June 11, 2026
By Ehi Braimah
In my last article, I wrote about Biashara Afrika, the premier continental business forum that brings together African heads of state, ministers, policy makers, SMEs, investors, and entrepreneurs to accelerate the African Continental Free Trade Area Agreement (AfCFTA) implementation and explore intra-African trade collaborations. It was the summit’s third edition, which held in Togo from May 18–20.
I explained that AfCFTA is no longer just an idea after the Agreement was signed on March 21, 2018, in Kigali, Rwanda, and commenced commercial trading in January 2021. Since then, the focus of Africa’s most ambitious economic integration project has been on achieving a single market, reshaping trade across the continent, reducing non-tariff trade barriers, and creating opportunities for investors while remembering Kwame Nkrumah’s enduring message: Africa must unite or perish.
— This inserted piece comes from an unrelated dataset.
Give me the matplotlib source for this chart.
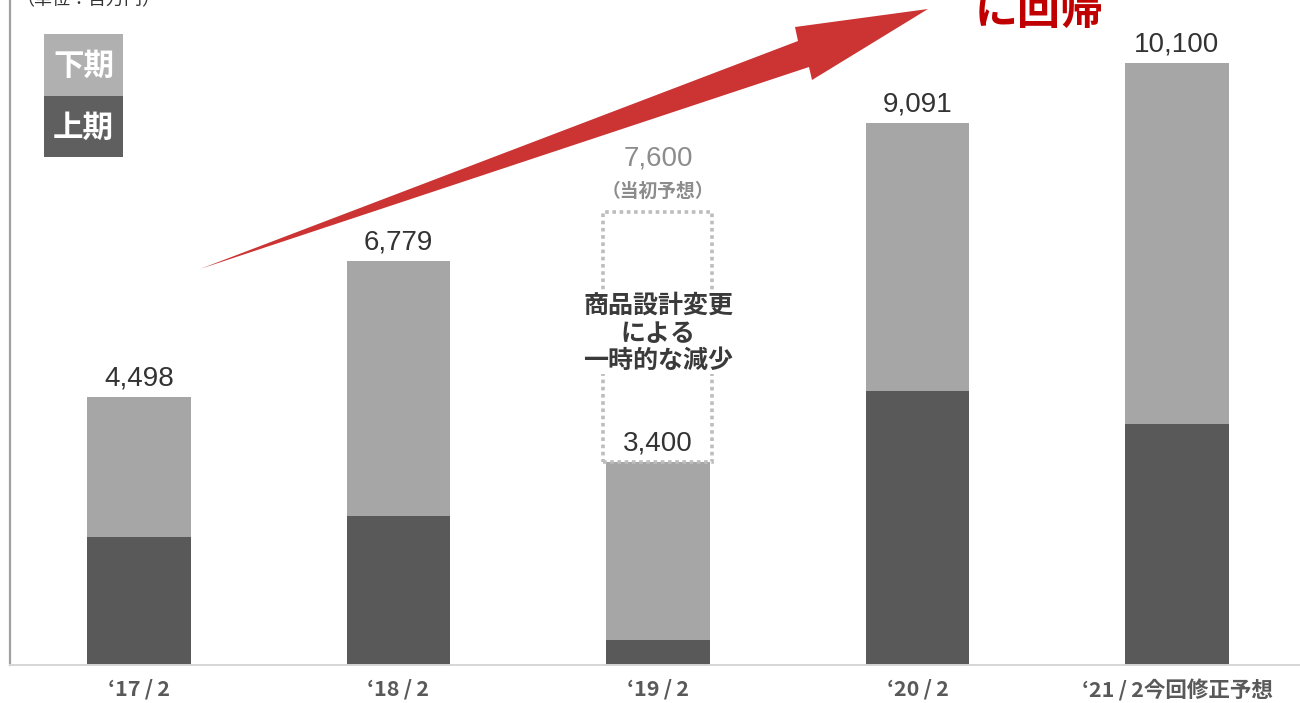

As we strive to unite and speak with one voice, African states must align their domestic strategies with the AfCFTA framework. When Nigeria signed the Agreement in July 2019 after months of stakeholder consultations, it wasn’t just joining a treaty – it was betting on a $3.4 trillion continental market to diversify away from oil, create jobs for its over-220-million population, and position itself as West Africa’s trade hub.